Use this decision matrix as a starting point. Real deployments are more nuanced, but this covers the most common scenarios.
Checklist for Evaluating a Correction Service
Whether assessing a free or paid option, ask these questions before committing to an architecture:
- Coverage: Does the service cover every region where your product will operate today and within the next 18 months?
- SLA: Is there a contractual availability guarantee? What is the compensation or escalation process for breaches?
- Convergence: What is the time to first fix after power-on or signal re-acquisition? Is this compatible with your application’s operational requirements?
- Accuracy consistency: Is accuracy specified for your specific region, or is it a global average that masks local variability?

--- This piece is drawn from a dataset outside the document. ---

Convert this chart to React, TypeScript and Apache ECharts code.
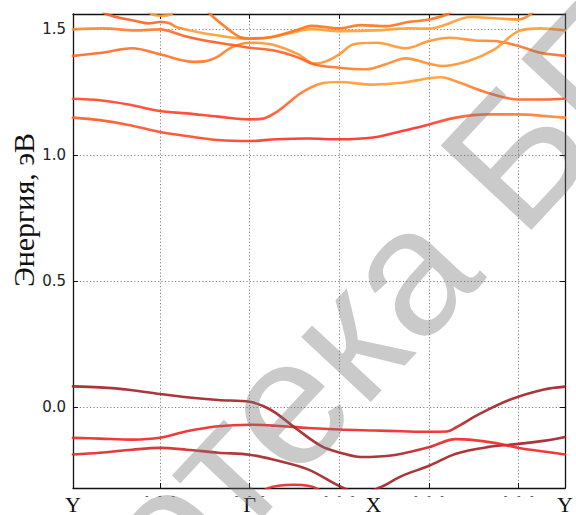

- Integration overhead: How many separate endpoints, authentication systems, or correction formats will you need to manage?
- Security: Are correction streams authenticated? What protections exist against spoofed or tampered feeds?

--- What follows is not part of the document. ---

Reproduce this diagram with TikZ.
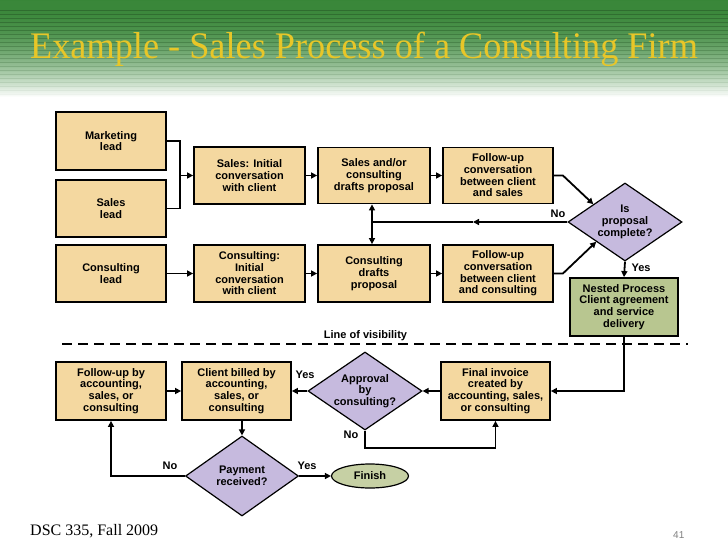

- Support: What is the response commitment for service incidents? Is there direct technical support or only community documentation?

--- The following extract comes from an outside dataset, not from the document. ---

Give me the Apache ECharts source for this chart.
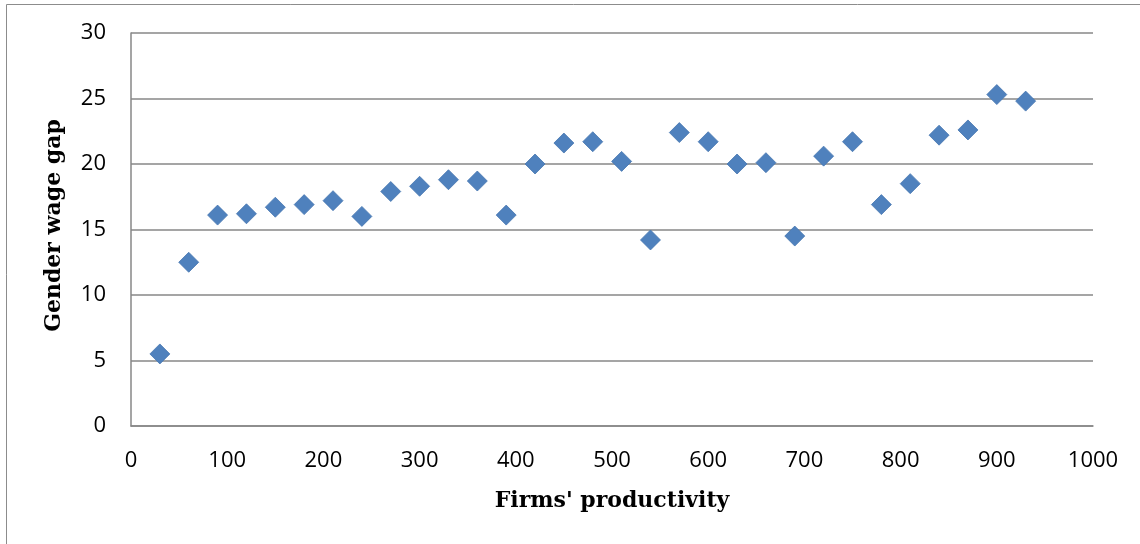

- Scalability path: What does the service look like at 10x your current device count? Is the architecture designed for mass deployment?
Conclusion
Free GNSS correction services are legitimate, genuinely useful tools — and the right answer for a meaningful set of use cases. If you are prototyping, operating a small fleet in a single well-served country, or building a product where sub-metre accuracy and occasional outages are tolerable, starting with a free service is entirely rational.
The case for a managed commercial service is not that free options are inadequate. It is that the reliability, global coverage, application optimisation, and engineering simplicity of a managed service have a real value — one that often exceeds the subscription cost once you account for the hidden overhead of maintaining production-grade performance on a best-effort infrastructure.
The right framework is total cost of ownership: not the subscription line, but the full accounting of engineering time, incident cost, coverage gaps, and the compounding complexity of multi-provider integrations. Evaluated on that basis, the choice becomes considerably clearer.